One of the key findings on the long-term costs of digital preservation for research data was that the cost of archiving activities (archival storage and preservation planning and actions) is consistently a very small proportion of the overall costs and significantly lower than the costs of acquisition/ingest or access activities for all the case studies in KRDS2. As an example the respective activity staff costs for the Archaeology Data Service are Access (c.31%), Outreach/Acquisition/Ingest (c.55%), Archiving (c.15%).This confirms and supports a preliminary finding in KRDS1.
A range of supplementary materials in support of this report have also been made available on the KRDS project website. This includes the ULCC Excel Cost Spreadsheet for the NDAD service together with a Guide to Interpreting and Using the NDAD Cost Spreadsheet. The NDAD Cost Spreadsheet has previously been used as an exercise in digital preservation training events and may be particularly useful in training covering digital preservation costs. The accompanying Guide provides guidance to those wishing to understand and experiment with the spreadsheet.

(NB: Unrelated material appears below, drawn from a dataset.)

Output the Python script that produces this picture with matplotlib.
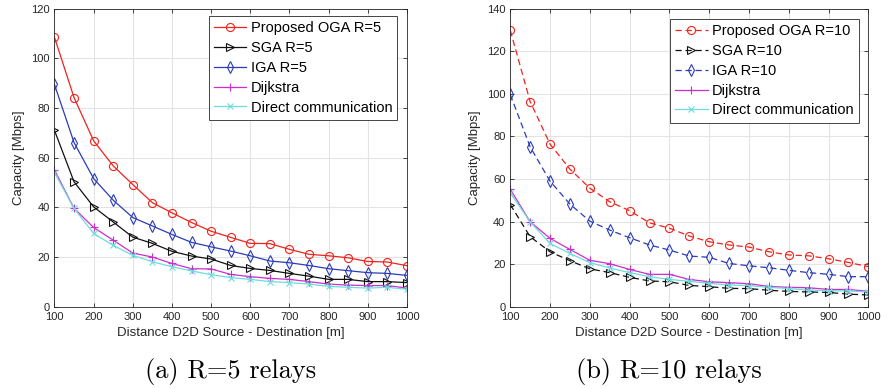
import matplotlib
matplotlib.use("Agg")
import matplotlib.pyplot as plt

distance = [100, 150, 200, 250, 300, 350, 400, 450, 500, 550, 600, 650, 700, 750, 800, 850, 900, 950, 1000]

# R = 5 relays
oga5 = [108.5, 84.2, 66.8, 56.7, 49.2, 41.9, 37.8, 33.9, 30.4, 27.9, 25.5, 25.4, 23.1, 21.1, 20.5, 19.7, 18.2, 18.0, 16.5]
sga5 = [71.0, 50.3, 40.2, 34.1, 28.0, 25.5, 22.3, 20.4, 19.2, 16.6, 15.4, 14.6, 13.4, 12.3, 11.0, 11.0, 10.1, 10.1, 9.7]
iga5 = [89.5, 66.1, 51.6, 42.9, 35.9, 32.5, 29.1, 25.9, 24.1, 22.4, 20.5, 18.4, 17.7, 16.6, 15.3, 14.5, 13.7, 13.4, 12.6]
dij5 = [55.0, 39.6, 31.9, 26.8, 21.6, 20.0, 17.4, 15.3, 15.2, 13.0, 12.1, 11.4, 11.0, 10.1, 9.1, 8.7, 8.5, 8.5, 7.5]
dir5 = [54.0, 39.6, 29.5, 24.7, 20.7, 18.1, 16.1, 14.4, 12.9, 11.7, 11.0, 10.1, 9.7, 9.1, 8.2, 7.8, 7.5, 7.8, 7.0]

# R = 10 relays
oga10 = [129.9, 96.4, 76.4, 64.6, 55.7, 49.3, 45.1, 39.4, 36.9, 33.2, 30.5, 29.0, 28.0, 25.8, 24.3, 23.9, 22.5, 20.8, 18.8]
sga10 = [48.0, 32.9, 25.8, 21.6, 17.8, 16.0, 13.8, 12.1, 11.7, 10.0, 9.4, 8.6, 8.5, 7.7, 7.2, 6.9, 6.7, 5.9, 5.5]
iga10 = [99.7, 75.1, 59.0, 48.2, 40.2, 36.0, 32.4, 29.0, 26.6, 23.8, 23.2, 20.3, 19.2, 18.3, 17.1, 16.0, 15.2, 14.1, 14.1]
dij10 = [55.2, 39.9, 32.1, 26.9, 21.8, 20.2, 17.5, 15.2, 15.2, 12.8, 11.7, 11.3, 10.8, 9.5, 9.1, 8.9, 8.1, 8.1, 7.2]
dir10 = [53.5, 39.9, 29.7, 25.0, 20.7, 18.2, 16.0, 14.1, 12.8, 11.9, 11.0, 10.2, 9.9, 9.1, 8.5, 7.8, 7.5, 7.4, 6.9]

xticks = [100, 200, 300, 400, 500, 600, 700, 800, 900, 1000]
yticks5 = [0, 20, 40, 60, 80, 100, 120]
yticks10 = [0, 20, 40, 60, 80, 100, 120, 140]

labels5 = ["Proposed OGA R=5", "SGA R=5", "IGA R=5", "Dijkstra", "Direct communication"]
labels10 = ["Proposed OGA R=10", "SGA R=10", "IGA R=10", "Dijkstra", "Direct communication"]
captions = ["(a) R=5 relays", "(b) R=10 relays"]

plt.rcParams['font.family'] = ['Liberation Sans', 'DejaVu Sans']

RED = '#f0221c'
BLACK = '#111111'
BLUE = '#2a3cb8'
MAG = '#cc2ecc'
CYAN = '#6cdcdc'

fig = plt.figure(figsize=(8.9, 3.89), dpi=100)
ax1 = fig.add_axes([0.0612, 0.2116, 0.396, 0.766])
ax2 = fig.add_axes([0.5733, 0.2116, 0.4024, 0.766])

def draw(ax, series, labels, dashed, ymax, yticks, legend_bbox):
    styles = [
        dict(color=RED, marker='o', ms=5.8),
        dict(color=BLACK, marker='>', ms=5.8),
        dict(color=BLUE, marker='d', ms=5.8),
        dict(color=MAG, marker='+', ms=5.5),
        dict(color=CYAN, marker='x', ms=4),
    ]
    for i, (vals, lab, st) in enumerate(zip(series, labels, styles)):
        ls = '--' if (dashed and i < 3) else '-'
        ax.plot(distance, vals, linestyle=ls, lw=0.9, color=st['color'], marker=st['marker'],
                ms=st['ms'], mfc='none', mec=st['color'], mew=0.8, label=lab,
                dashes=(5, 3) if ls == '--' else (None, None))
    ax.set_xlim(100, 1000)
    ax.set_ylim(0, ymax)
    ax.set_xticks(xticks)
    ax.set_yticks(yticks)
    ax.grid(True, color='#e3e3e3', lw=0.8)
    ax.set_axisbelow(True)
    ax.tick_params(direction='in', top=True, right=True, labelsize=8, length=3, colors='#262626', width=0.6)
    for sp in ax.spines.values():
        sp.set_color('#262626')
        sp.set_linewidth(0.6)
    ax.set_xlabel("Distance D2D Source - Destination [m]", fontsize=9.5, color='#262626', labelpad=4)
    ax.set_ylabel("Capacity [Mbps]", fontsize=9.5, color='#262626', labelpad=4)
    leg = ax.legend(loc='upper right', bbox_to_anchor=legend_bbox, fontsize=10.5, frameon=True,
                    fancybox=False, edgecolor='#262626', framealpha=1, borderpad=0.35,
                    labelspacing=0.4, handlelength=2.2, handletextpad=0.3, borderaxespad=0.3)
    leg.get_frame().set_linewidth(0.6)

draw(ax1, [oga5, sga5, iga5, dij5, dir5], labels5, False, 120, yticks5, (0.985, 0.99))
draw(ax2, [oga10, sga10, iga10, dij10, dir10], labels10, True, 140, yticks10, (0.985, 0.98))

fig.text(0.259, 0.044, captions[0], ha='center', va='center', fontsize=19, family='cmr10')
fig.text(0.751, 0.044, captions[1], ha='center', va='center', fontsize=19, family='cmr10')

fig.savefig("out.png", dpi=100)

During the May meeting of the National Science Board, National Science Foundation (NSF) officials announced a change in the implementation of the existing policy on sharing research data. In particular, on or around October, 2010, NSF is planning to require that all proposals include a data management plan in the form of a two-page supplementary document. The research community will be informed of the specifics of the anticipated changes and the agency’s expectations.
The changes are designed to address trends and needs in the modern era of data-driven science. Ed Seidel, acting assistant director for NSF’s Mathematical and Physical Sciences directorate acknowledged that each discipline has its own culture about data-sharing, and said that NSF wants to avoid a one-size-fits-all approach to the issue. But for all disciplines, the data management plans will be subject to peer review, and the new approach will allow flexibility at the directorate and division levels to tailor implementation as appropriate.
Full details can be found in the NSF press release.
Data Management Plans are also required by a growing number of research funders in the UK. The Digital Curation Centre provides a useful overview of current UK funder requirements for data management and sharing plans and a Data Management Plan Content Checklist.
Readers of the blog may be interested in an excellent short (15 pages) guide to e-journal archiving produced by JISC Collections.
Ensuring that ‘e’ doesn’t mean ephemeral: A practical guide to e-journal archiving solutions (version 1.1 February 2010) is available on the JISC Collections website either to view online or download as a pdf file.
The guide uses and updates work Charles Beagrie Ltd completed with Tee- eM Consulting for JISC in 2008 in the Comparative Study of e-journal Archiving Solutions.